Abstract 15315: Novel Drug Delivery Technology on Vascular Graft Implants Reduces Neointimal Hyperplasia in a Porcine Preclinical Model
Hundreds of implantable medical devices are made from the biologically inert material PTFE, and have been used in the medical industry since the 1950s. These devices may fail due to infection, inflammation, and thrombosis, and device failure often leads to reoperation, amputation, and death. Using ePTFE vascular grafts, rapamycin was embedded in a polymer coating over a 1 cm area at each end of the graft luminal surface. The coating technology involved drug incorporation into a proprietary methacrylate-based adhesive polymer. Monomer ratios used to generate the polymer were designed to provide a porous coating without compromising the flexibility or the intranodal spaces of the graft. Aortoiliac bypass grafting was performed in a porcine model using 6mm thin-walled ePTFE grafts. We previously demonstrated a 43% reduction in obstruction of the blood vessel after 4 weeks using the rapamycin coated graft (R-G) when compared to the industry standard uncoated graft (U-G). At sacrifice, animals with the R-G had longer explanted iliac anastomoses of 10.3 +0.26 mm vs. U-G (or polymer only coated (P-G)), 7.3 + 0.15 mm; P=0.0001). In addition to having longer anastomoses, the R-G recipients had less cross-sectional narrowing in the outflow graft (16.2% vs 28.5%; P = 0.0007) and decreased intimal thickness when indexed to U-G or P-G. Complete endothelial coverage of ePTFE was noted in all groups. Rapamycin levels were obtained from grafts, explanted arteries and blood samples at various time points after implantation. Despite being present in the arterial wall on post-operative day (POD) 28, rapamycin levels did not approach systemic toxicity.

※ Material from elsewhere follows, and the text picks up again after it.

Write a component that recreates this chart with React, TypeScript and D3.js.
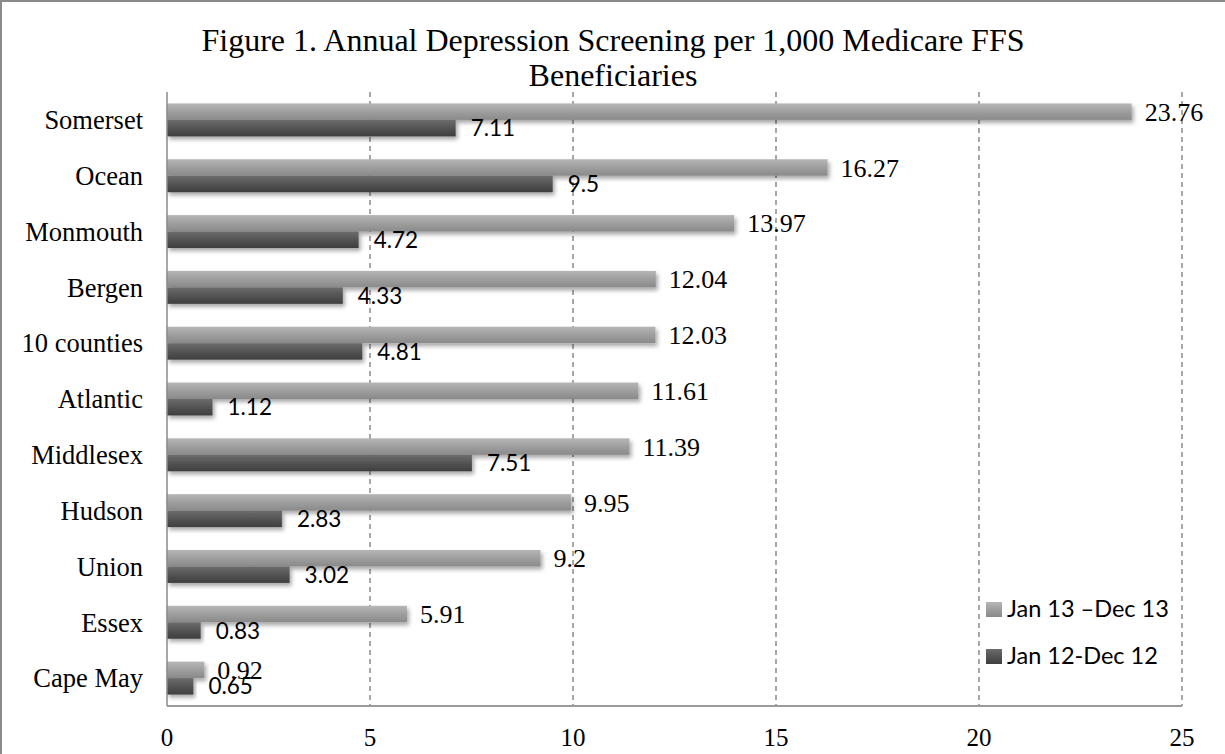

Rapamycin was not detectable in blood after POD 3. Based on attentuated total reflectance (ATR) and reflectance imaging (RI) studies, drug release was due primarily to diffusion through the surface polymer on the vascular graft and not by degradation or erosion of the coating. In conclusion, this novel drug-eluting technology has the potential to fundamentally alter the medical implant field as previously inert devices will serve as vehicles for local delivery of targeted therapeutics and may reduce mortality and morbidity, and impact health economics.
- © 2011 by American Heart Association, Inc.